▸ **Information supplied**
----------------------------------------

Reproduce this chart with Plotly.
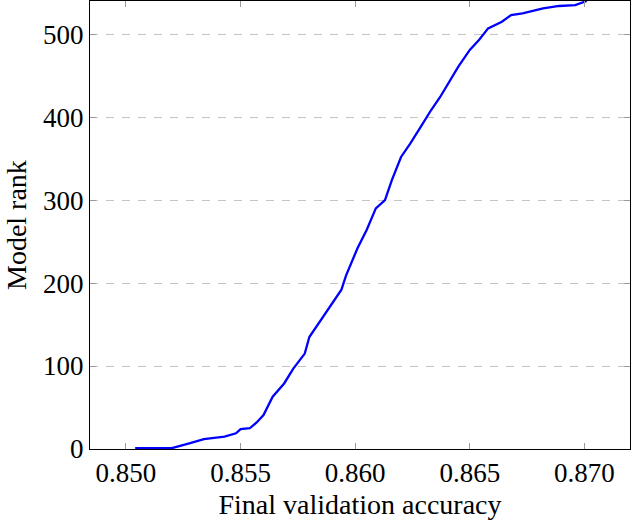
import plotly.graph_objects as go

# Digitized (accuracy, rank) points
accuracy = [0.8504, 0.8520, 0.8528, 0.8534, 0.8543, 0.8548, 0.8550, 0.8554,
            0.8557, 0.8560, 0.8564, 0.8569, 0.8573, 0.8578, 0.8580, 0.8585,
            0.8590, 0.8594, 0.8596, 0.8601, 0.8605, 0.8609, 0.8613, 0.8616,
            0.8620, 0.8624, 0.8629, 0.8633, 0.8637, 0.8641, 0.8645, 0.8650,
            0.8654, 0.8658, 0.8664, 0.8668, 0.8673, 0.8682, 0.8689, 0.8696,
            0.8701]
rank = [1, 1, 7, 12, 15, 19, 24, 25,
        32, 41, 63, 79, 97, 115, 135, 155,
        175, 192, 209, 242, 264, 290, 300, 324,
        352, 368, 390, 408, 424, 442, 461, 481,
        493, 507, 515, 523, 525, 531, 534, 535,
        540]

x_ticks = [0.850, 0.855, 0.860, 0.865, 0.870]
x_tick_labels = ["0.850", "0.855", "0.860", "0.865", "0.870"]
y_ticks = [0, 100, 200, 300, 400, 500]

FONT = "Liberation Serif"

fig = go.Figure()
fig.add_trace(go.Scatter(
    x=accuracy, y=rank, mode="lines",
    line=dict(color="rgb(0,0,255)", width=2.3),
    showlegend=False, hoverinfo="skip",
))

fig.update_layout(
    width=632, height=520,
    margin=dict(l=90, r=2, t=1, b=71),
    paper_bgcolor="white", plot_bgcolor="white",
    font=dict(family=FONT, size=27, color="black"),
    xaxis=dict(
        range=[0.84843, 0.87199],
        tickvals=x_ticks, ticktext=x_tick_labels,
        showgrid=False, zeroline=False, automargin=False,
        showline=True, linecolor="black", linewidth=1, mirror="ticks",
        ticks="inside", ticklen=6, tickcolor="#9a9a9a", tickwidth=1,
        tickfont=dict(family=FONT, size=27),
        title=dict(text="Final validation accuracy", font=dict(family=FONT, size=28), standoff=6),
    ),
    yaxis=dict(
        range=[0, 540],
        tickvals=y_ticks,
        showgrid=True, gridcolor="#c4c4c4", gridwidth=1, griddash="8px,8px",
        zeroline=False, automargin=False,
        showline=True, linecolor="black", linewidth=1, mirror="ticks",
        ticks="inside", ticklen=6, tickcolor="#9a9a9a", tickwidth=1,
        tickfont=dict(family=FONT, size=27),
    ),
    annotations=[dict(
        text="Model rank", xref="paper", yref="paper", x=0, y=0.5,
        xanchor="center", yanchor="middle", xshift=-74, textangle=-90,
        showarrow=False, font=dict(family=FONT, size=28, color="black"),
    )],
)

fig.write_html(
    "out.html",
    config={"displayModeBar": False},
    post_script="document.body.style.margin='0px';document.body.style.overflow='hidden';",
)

----------------------------------------

Every line above should be returned word for word, with the pictures left behind.

▸ **The output**
Reproduce this chart with Plotly.
import plotly.graph_objects as go

# Digitized (accuracy, rank) points
accuracy = [0.8504, 0.8520, 0.8528, 0.8534, 0.8543, 0.8548, 0.8550, 0.8554,
            0.8557, 0.8560, 0.8564, 0.8569, 0.8573, 0.8578, 0.8580, 0.8585,
            0.8590, 0.8594, 0.8596, 0.8601, 0.8605, 0.8609, 0.8613, 0.8616,
            0.8620, 0.8624, 0.8629, 0.8633, 0.8637, 0.8641, 0.8645, 0.8650,
            0.8654, 0.8658, 0.8664, 0.8668, 0.8673, 0.8682, 0.8689, 0.8696,
            0.8701]
rank = [1, 1, 7, 12, 15, 19, 24, 25,
        32, 41, 63, 79, 97, 115, 135, 155,
        175, 192, 209, 242, 264, 290, 300, 324,
        352, 368, 390, 408, 424, 442, 461, 481,
        493, 507, 515, 523, 525, 531, 534, 535,
        540]

x_ticks = [0.850, 0.855, 0.860, 0.865, 0.870]
x_tick_labels = ["0.850", "0.855", "0.860", "0.865", "0.870"]
y_ticks = [0, 100, 200, 300, 400, 500]

FONT = "Liberation Serif"

fig = go.Figure()
fig.add_trace(go.Scatter(
    x=accuracy, y=rank, mode="lines",
    line=dict(color="rgb(0,0,255)", width=2.3),
    showlegend=False, hoverinfo="skip",
))

fig.update_layout(
    width=632, height=520,
    margin=dict(l=90, r=2, t=1, b=71),
    paper_bgcolor="white", plot_bgcolor="white",
    font=dict(family=FONT, size=27, color="black"),
    xaxis=dict(
        range=[0.84843, 0.87199],
        tickvals=x_ticks, ticktext=x_tick_labels,
        showgrid=False, zeroline=False, automargin=False,
        showline=True, linecolor="black", linewidth=1, mirror="ticks",
        ticks="inside", ticklen=6, tickcolor="#9a9a9a", tickwidth=1,
        tickfont=dict(family=FONT, size=27),
        title=dict(text="Final validation accuracy", font=dict(family=FONT, size=28), standoff=6),
    ),
    yaxis=dict(
        range=[0, 540],
        tickvals=y_ticks,
        showgrid=True, gridcolor="#c4c4c4", gridwidth=1, griddash="8px,8px",
        zeroline=False, automargin=False,
        showline=True, linecolor="black", linewidth=1, mirror="ticks",
        ticks="inside", ticklen=6, tickcolor="#9a9a9a", tickwidth=1,
        tickfont=dict(family=FONT, size=27),
    ),
    annotations=[dict(
        text="Model rank", xref="paper", yref="paper", x=0, y=0.5,
        xanchor="center", yanchor="middle", xshift=-74, textangle=-90,
        showarrow=False, font=dict(family=FONT, size=28, color="black"),
    )],
)

fig.write_html(
    "out.html",
    config={"displayModeBar": False},
    post_script="document.body.style.margin='0px';document.body.style.overflow='hidden';",
)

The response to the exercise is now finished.